Vantage Point

The Parthenon in Athens

I was unusually restless today. I started three books and gave up on two of them. The one I continued on was a re-read from fifty years ago, G. K. Chesterton’s All I Survey, first published in 1933. There was a time in the 1970s when I read everything I could find by Chesterton. Today, my shelves hold over a hundred titles of his work, including duplicates. There are few authors whom I enjoy reading so much, probably because he always makes me feel so good. The following is the first paragraph of his essay entitled “On St. George Revivified.”
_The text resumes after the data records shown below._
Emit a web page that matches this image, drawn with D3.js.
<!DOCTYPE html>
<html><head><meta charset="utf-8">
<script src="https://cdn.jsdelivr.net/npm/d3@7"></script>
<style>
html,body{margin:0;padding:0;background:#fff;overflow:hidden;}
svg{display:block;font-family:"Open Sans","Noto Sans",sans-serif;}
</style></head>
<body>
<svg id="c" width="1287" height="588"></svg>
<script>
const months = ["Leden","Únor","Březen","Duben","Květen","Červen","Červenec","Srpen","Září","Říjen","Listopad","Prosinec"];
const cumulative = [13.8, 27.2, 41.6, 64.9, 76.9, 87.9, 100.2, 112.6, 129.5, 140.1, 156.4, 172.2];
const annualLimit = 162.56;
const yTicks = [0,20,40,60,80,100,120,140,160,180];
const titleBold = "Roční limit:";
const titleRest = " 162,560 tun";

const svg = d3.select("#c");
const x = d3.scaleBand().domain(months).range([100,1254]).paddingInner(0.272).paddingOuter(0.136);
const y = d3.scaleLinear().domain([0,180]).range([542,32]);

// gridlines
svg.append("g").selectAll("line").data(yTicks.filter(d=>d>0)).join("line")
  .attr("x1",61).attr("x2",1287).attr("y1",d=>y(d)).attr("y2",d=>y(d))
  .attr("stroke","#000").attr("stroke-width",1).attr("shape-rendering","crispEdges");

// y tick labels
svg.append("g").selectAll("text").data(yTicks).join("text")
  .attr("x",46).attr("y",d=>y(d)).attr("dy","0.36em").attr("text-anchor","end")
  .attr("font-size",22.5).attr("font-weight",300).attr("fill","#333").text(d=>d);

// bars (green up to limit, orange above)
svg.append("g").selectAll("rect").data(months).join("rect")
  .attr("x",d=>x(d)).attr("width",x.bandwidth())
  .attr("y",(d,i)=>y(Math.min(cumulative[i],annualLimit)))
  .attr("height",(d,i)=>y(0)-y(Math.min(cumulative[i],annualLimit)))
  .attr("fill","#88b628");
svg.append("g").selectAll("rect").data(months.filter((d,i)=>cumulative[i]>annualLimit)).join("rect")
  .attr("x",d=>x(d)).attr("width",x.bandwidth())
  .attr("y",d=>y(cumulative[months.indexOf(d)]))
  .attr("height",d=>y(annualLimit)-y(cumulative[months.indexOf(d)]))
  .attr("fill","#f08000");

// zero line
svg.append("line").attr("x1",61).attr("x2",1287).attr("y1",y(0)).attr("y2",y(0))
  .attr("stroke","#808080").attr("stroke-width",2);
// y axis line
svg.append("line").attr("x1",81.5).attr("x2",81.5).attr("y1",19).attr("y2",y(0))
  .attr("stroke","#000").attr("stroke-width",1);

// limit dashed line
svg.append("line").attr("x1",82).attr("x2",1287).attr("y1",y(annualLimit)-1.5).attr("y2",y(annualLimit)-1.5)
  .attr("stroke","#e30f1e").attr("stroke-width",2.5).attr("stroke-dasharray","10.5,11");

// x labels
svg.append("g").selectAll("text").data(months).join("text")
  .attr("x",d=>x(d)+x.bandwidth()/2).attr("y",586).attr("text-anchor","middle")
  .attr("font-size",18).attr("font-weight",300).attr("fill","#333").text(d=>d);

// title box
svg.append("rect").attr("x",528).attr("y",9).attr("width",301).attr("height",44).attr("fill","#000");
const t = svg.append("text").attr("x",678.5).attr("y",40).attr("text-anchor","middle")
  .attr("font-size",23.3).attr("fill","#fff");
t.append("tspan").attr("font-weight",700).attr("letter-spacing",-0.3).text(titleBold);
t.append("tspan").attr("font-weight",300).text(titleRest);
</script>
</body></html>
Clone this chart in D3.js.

The disadvantage of men not knowing the past is that they do not know the present. History is a hill or high point of vantage, from which alone men see the town in which they live or the age in which they are living. Without some such contrast or comparison, without some such shifting of the point of view, we should see nothing whatever of our own social surroundings. We should take them for granted, as the only possible social surroundings. We should be as unconscious of them as we are, for the most part, of the hair growing on our heads or the air passing through our lungs. It is the variety of the human story that brings out sharply the last turn that the road has taken, and it is the view under the arch of the gateway which tells us that we are entering a town.

Serendipity: Byron—Pessimism or Optimism?
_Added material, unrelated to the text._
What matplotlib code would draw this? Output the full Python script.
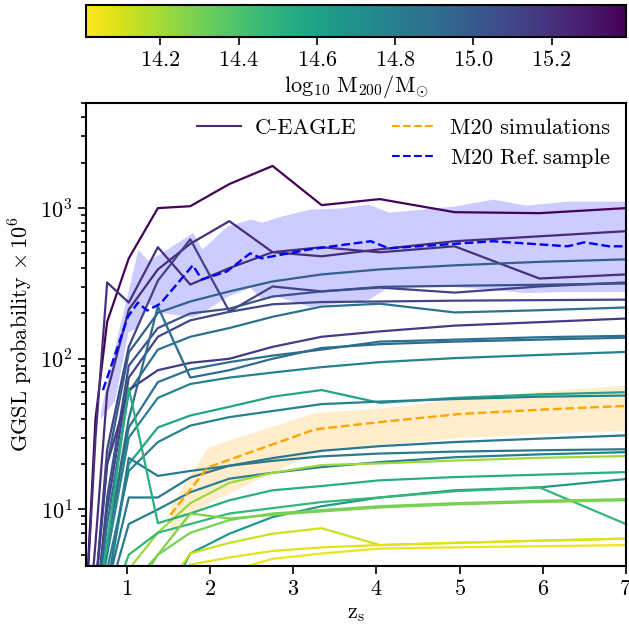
import matplotlib
matplotlib.use("Agg")
import matplotlib.pyplot as plt
import numpy as np
from matplotlib.cm import ScalarMappable
from matplotlib.colors import Normalize
from matplotlib.lines import Line2D

plt.rcParams["font.family"] = "serif"
plt.rcParams["font.serif"] = ["cmr10"]
plt.rcParams["mathtext.fontset"] = "cm"
plt.rcParams["axes.formatter.use_mathtext"] = True

# source redshifts where the C-EAGLE curves are sampled
Z = [0.5, 0.62, 0.76, 1.02, 1.37, 1.76, 2.23, 2.75, 3.34, 4.04, 4.94, 5.96, 7.0]

# log10 M200 of each cluster and its GGSL probability (x 1e6) at Z
MASSES = [15.38, 15.22, 15.20, 15.12, 14.97, 15.05, 15.10, 14.88,
          15.15, 14.87, 14.90, 14.78, 14.58, 14.78, 14.85, 14.83,
          14.80, 14.22, 14.52, 14.65, 14.47, 14.30, 14.28, 14.12,
          14.05, 14.08]
PROBS = [
    [2, 40, 176, 464, 1000, 1030, 1445, 1905, 1047, 1148, 940, 926, 1000],
    [1, 6, 60, 212, 392, 580, 820, 510, 479, 533, 603, 650, 703],
    [2, 30, 321, 236, 550, 311, 400, 510, 550, 509, 558, 341, 363],
    [1, 3, 25, 120, 330, 621, 206, 302, 280, 297, 275, 302, 321],
    [1, 3, 20, 110, 202, 240, 280, 326, 363, 392, 417, 440, 457],
    [1, 2, 12, 90, 160, 200, 215, 259, 280, 300, 305, 310, 316],
    [1, 2, 10, 75, 140, 180, 205, 230, 238, 240, 243, 245, 247],
    [1, 2, 8, 60, 115, 140, 160, 190, 222, 232, 203, 210, 219],
    [1, 3, 20, 62, 84, 94, 100, 120, 140, 152, 166, 175, 185],
    [1, 2, 6, 35, 70, 85, 95, 105, 115, 130, 134, 139, 142],
    [1, 2, 6, 40, 222, 75, 84, 100, 118, 125, 130, 134, 138],
    [1, 2, 5, 30, 55, 68, 75, 81, 88, 95, 101, 106, 111],
    [1, 1.5, 3, 20, 35, 42, 48, 56, 62, 51, 55, 58, 60],
    [1, 1.5, 4, 18, 28, 36, 41, 45, 50, 52, 54, 56, 57],
    [1, 1.5, 3, 12, 12, 16.3, 19.5, 21.9, 24.5, 26.3, 28, 29.5, 31],
    [1, 1.5, 3, 22, 16.7, 18, 19.5, 21, 22.5, 23.5, 24.2, 24.7, 25.1],
    [1, 1.2, 2.5, 8, 10, 13, 16, 17.5, 19.1, 20.6, 22.2, 23.2, 24],
    [1, 1, 1.5, 4, 7, 11, 15, 17.5, 19.7, 20.2, 21.1, 22, 22.6],
    [1, 2, 6, 64, 8.1, 9.4, 11.5, 13.4, 14.3, 15.6, 16.4, 17.0, 17.7],
    [0.5, 0.5, 0.5, 1, 2, 5.1, 6.9, 8.9, 10.5, 12, 13.4, 14, 15.9],
    [1, 1, 2, 5, 7, 8, 9.4, 10.2, 11.2, 12, 13.2, 14, 8.0],
    [1, 1, 1.5, 3, 5, 7, 8.5, 9.4, 9.9, 10.5, 11, 11.4, 11.7],
    [1, 1, 1.2, 2.5, 5, 9.4, 8.7, 9.2, 9.7, 10.3, 10.8, 11.2, 11.5],
    [0.5, 0.5, 0.5, 1, 2.5, 5.1, 6, 6.9, 7.5, 5.8, 6.0, 6.2, 6.4],
    [0.3, 0.3, 0.3, 0.5, 1, 2, 3.9, 4.7, 5.1, 5.5, 5.6, 5.7, 5.8],
    [0.3, 0.3, 0.3, 0.6, 1.5, 4.3, 4.8, 5.3, 5.6, 5.8, 6.0, 6.2, 6.4],
]

# M20 simulations (orange)
M20_SIM_Z = [1.52, 1.97, 3.26, 4.04, 5.0, 6.0, 7.0]
M20_SIM_MID = [9.2, 19, 34, 38, 43, 46, 48.7]
M20_SIM_LO = [6.7, 11, 24, 27, 30, 32, 33.5]
M20_SIM_HI = [10.6, 26, 44, 47, 54, 61, 67]

# M20 reference sample (blue)
M20_REF_Z = [0.71, 1.01, 1.13, 1.24, 1.40, 1.79, 1.90, 2.20, 2.48, 2.62,
             3.20, 3.93, 4.15, 5.4, 6.3, 6.5, 6.8, 7.0]
M20_REF_MID = [62, 190, 236, 209, 232, 417, 336, 380, 501, 464,
               533, 603, 541, 603, 558, 593, 558, 558]
M20_BAND_Z = [0.68, 0.85, 1.01, 1.13, 1.25, 1.40, 1.79, 1.90, 2.20, 2.48,
              2.62, 2.80, 3.20, 3.55, 3.90, 4.15, 4.93, 5.40, 5.80, 6.30, 7.0]
M20_BAND_HI = [45, 120, 280, 533, 450, 500, 690, 533, 760, 845,
               806, 870, 985, 1000, 1063, 940, 1031, 1148, 1047, 1113, 1113]
M20_BAND_LO = [40, 53, 150, 163, 236, 203, 190, 203, 259, 298,
               247, 260, 222, 236, 247, 302, 302, 288, 275, 280, 280]

MASS_MIN, MASS_MAX = 14.01, 15.39

fig = plt.figure(figsize=(6.29, 6.27), dpi=100)
ax = fig.add_axes([0.136, 0.097, 0.859, 0.739])
cax = fig.add_axes([0.137, 0.941, 0.858, 0.051])

cmap = plt.get_cmap("viridis_r")
norm = Normalize(MASS_MIN, MASS_MAX)

ax.fill_between(M20_BAND_Z, M20_BAND_LO, M20_BAND_HI, color="blue",
                alpha=0.2, lw=0, zorder=1)
ax.fill_between(M20_SIM_Z, M20_SIM_LO, M20_SIM_HI, color="orange",
                alpha=0.2, lw=0, zorder=1)

for m, p in zip(MASSES, PROBS):
    ax.plot(Z, p, color=cmap(norm(m)), lw=1.6, zorder=2)

ax.plot(M20_SIM_Z, M20_SIM_MID, color="orange", ls="--", lw=1.7, zorder=3)
ax.plot(M20_REF_Z, M20_REF_MID, color="blue", ls="--", lw=1.7, zorder=3)

ax.set_yscale("log")
ax.set_xlim(0.5, 7)
ax.set_ylim(4.2, 5000)
ax.set_xticks([1, 2, 3, 4, 5, 6, 7])
ax.set_xlabel(r"$\mathrm{z_s}$", fontsize=16)
ax.set_ylabel(r"GGSL probability $\times\,10^6$", fontsize=16)
ax.tick_params(which="both", labelsize=16, width=1.2)
ax.tick_params(which="major", length=6)
ax.tick_params(which="minor", length=3.5)
for s in ax.spines.values():
    s.set_linewidth(1.5)

handles = [
    Line2D([], [], color=cmap(norm(15.22)), lw=1.5),
    Line2D([], [], color="none"),
    Line2D([], [], color="orange", ls="--", lw=1.5),
    Line2D([], [], color="blue", ls="--", lw=1.5),
]
labels = ["C-EAGLE", " ", "M20 simulations", r"M20 Ref.$\,$sample"]
ax.legend(handles, labels, ncol=2, loc="upper right", frameon=False,
          fontsize=16, handlelength=2.0, handletextpad=0.6,
          columnspacing=1.6, borderaxespad=0.3, labelspacing=0.35)

sm = ScalarMappable(norm=norm, cmap=cmap)
cb = fig.colorbar(sm, cax=cax, orientation="horizontal")
cb.set_ticks([14.2, 14.4, 14.6, 14.8, 15.0, 15.2])
cb.ax.tick_params(labelsize=16, length=6, width=1.2)
cb.outline.set_linewidth(1.5)
cb.set_label(r"$\log_{10}\,\mathrm{M_{200}/M_{\odot}}$", fontsize=16, labelpad=2)

fig.savefig("out.png", dpi=100)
Thunderstorm Spectator at Tofino on Vancouver Island

Thunderstorm Spectator at Tofino on Vancouver Island

I have been reading G. K. Chesterton’s early book, Twelve Types (1902), and found this fascinating discussion of Byron’s curious joy in … pessimism?
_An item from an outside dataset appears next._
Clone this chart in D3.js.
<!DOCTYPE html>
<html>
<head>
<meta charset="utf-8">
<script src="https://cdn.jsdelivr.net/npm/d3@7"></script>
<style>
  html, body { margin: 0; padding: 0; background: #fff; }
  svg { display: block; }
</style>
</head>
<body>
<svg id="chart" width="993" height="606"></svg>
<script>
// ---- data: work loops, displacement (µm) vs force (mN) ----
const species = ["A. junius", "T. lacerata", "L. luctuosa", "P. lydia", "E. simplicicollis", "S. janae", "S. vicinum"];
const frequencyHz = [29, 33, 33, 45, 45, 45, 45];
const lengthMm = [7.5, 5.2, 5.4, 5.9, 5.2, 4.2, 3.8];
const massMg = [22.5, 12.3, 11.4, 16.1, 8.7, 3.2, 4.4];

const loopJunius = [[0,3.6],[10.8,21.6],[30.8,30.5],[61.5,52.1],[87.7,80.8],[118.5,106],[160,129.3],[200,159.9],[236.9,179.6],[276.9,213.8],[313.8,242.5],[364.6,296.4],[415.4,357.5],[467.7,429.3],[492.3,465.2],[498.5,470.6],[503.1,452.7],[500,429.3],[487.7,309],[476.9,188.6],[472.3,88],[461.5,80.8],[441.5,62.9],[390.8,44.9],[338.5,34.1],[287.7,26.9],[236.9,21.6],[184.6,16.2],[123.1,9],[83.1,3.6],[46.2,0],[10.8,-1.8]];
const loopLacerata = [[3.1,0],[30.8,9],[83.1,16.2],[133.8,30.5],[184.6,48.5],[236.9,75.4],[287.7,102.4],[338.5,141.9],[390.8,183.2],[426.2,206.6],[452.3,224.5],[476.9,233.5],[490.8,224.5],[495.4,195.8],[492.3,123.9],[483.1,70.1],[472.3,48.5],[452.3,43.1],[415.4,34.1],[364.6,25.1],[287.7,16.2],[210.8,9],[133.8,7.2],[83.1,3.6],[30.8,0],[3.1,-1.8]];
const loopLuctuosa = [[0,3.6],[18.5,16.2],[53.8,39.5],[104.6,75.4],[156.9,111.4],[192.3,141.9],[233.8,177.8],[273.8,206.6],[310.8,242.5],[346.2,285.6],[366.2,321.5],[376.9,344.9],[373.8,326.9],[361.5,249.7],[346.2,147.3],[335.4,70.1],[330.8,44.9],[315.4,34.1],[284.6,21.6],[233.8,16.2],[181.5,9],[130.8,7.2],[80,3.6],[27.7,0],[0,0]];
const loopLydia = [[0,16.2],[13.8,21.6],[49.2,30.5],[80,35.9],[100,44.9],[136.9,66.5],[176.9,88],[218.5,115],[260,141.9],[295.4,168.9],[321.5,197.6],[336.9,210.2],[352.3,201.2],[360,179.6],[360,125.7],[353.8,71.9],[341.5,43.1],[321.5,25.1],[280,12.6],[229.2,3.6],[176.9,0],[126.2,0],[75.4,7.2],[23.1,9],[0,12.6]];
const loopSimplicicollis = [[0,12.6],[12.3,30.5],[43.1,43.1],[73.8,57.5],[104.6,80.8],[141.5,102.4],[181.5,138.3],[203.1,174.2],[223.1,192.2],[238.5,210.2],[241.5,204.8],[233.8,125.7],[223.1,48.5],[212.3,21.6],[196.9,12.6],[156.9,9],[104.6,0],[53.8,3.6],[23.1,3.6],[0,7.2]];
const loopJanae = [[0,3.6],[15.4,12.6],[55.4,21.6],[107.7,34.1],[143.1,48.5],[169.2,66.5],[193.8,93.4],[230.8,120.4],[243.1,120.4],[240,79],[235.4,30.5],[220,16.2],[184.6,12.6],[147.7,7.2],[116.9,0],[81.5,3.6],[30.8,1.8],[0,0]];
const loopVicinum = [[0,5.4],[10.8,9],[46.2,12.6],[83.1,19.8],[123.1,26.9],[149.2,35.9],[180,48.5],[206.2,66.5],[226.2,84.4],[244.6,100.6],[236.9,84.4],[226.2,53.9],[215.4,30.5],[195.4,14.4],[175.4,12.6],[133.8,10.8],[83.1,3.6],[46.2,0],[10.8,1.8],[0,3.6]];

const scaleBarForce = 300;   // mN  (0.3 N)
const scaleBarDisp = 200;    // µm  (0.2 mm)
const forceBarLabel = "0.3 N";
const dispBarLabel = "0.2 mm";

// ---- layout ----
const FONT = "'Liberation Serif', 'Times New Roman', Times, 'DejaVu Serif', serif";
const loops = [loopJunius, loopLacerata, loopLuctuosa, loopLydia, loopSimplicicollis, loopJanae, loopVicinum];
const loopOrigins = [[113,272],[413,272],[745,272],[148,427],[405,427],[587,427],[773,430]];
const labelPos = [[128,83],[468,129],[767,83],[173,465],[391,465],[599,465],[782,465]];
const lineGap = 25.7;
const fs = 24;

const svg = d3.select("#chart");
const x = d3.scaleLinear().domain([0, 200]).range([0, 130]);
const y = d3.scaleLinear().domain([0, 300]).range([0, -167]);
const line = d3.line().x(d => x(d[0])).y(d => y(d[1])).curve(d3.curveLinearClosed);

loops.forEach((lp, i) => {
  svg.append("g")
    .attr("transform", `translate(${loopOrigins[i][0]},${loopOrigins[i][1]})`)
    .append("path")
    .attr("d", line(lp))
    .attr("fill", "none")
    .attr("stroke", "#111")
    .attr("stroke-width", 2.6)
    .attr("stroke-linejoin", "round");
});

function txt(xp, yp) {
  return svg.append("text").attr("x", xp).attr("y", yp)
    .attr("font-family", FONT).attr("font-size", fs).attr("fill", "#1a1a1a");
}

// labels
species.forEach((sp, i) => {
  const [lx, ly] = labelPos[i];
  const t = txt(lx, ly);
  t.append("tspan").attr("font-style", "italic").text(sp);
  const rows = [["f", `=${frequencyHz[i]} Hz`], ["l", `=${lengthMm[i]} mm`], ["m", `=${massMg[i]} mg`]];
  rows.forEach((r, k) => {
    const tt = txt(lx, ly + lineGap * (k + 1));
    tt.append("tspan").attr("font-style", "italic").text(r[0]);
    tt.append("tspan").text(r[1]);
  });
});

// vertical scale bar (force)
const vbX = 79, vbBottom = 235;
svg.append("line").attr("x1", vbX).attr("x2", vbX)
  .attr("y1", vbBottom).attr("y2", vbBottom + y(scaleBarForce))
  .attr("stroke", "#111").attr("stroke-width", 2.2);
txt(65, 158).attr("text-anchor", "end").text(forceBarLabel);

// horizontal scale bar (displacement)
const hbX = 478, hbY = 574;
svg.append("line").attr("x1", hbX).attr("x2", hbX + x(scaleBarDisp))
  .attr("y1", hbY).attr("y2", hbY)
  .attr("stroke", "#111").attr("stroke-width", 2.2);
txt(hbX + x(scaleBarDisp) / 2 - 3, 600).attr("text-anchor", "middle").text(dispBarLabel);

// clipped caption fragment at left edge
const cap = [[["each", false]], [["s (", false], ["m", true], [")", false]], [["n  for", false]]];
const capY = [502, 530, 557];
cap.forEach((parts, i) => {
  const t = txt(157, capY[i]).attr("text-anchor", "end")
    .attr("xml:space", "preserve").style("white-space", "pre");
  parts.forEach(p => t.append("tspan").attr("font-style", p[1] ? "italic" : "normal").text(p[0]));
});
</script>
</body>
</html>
Now Byron had a sensational popularity, and that popularity was, as far as words and explanations go, founded upon his pessimism. He was adored by an overwhelming majority, almost every individual of which despised the majority of mankind. But when we come to regard the matter a little more deeply we tend in some degree to cease to believe in this popularity of the pessimist. The popularity of pure and unadulterated pessimism is an oddity; it is almost a contradiction in terms. Men would no more receive the news of the failure of existence or of the harmonious hostility of the stars with ardour or popular rejoicing than they would light bonfires for the arrival of cholera or dance a breakdown when they were condemned to be hanged. When the pessimist is popular it must always be not because he shows all things to be bad, but because he shows some things to be good. Men can only join in a chorus of praise even if it is the praise of denunciation. The man who is popular must be optimistic about something even if he is only optimistic about pessimism. And this was emphatically the case with Byron and the Byronists. Their real popularity was founded not upon the fact that they blamed everything, but upon the fact that they praised something. They heaped curses upon man, but they used man merely as a foil. The things they wished to praise by comparison were the energies of Nature. Man was to them what talk and fashion were to Carlyle, what philosophical and religious quarrels were to Omar, what the whole race after practical happiness was to Schopenhauer, the thing which must be censured in order that somebody else may be exalted. It was merely a recognition of the fact that one cannot write in white chalk except on a blackboard.

Surely it is ridiculous to maintain seriously that Byron’s love of the desolate and inhuman in nature was the mark of vital scepticism and depression. When a young man can elect deliberately to walk alone in winter by the side of the shattering sea, when he takes pleasure in storms and stricken peaks, and the lawless melancholy of the older earth, we may deduce with the certainty of logic that he is very young and very happy. There is a certain darkness which we see in wine when seen in shadow; we see it again in the night that has just buried a gorgeous sunset. The wine seems black, and yet at the same time powerfully and almost impossibly red; the sky seems black, and yet at the same time to be only too dense a blend of purple and green. Such was the darkness which lay around the Byronic school. Darkness with them was only too dense a purple. They would prefer the sullen hostility of the earth because amid all the cold and darkness their own hearts were flaming like their own firesides.

I am reminded of a curious form of tourism in Canada: winter storm watching, which reaches its peak at the Vancouver Island resort of Tofino.  When I am finished spending my winters working on tax preparation, I am tempted to take a room at Wickanninish Inn on Chesterman Beach some five miles south of Tofino and watch the storm and waves hurl themselves at me.

Chesterton got it right. I feel the same way.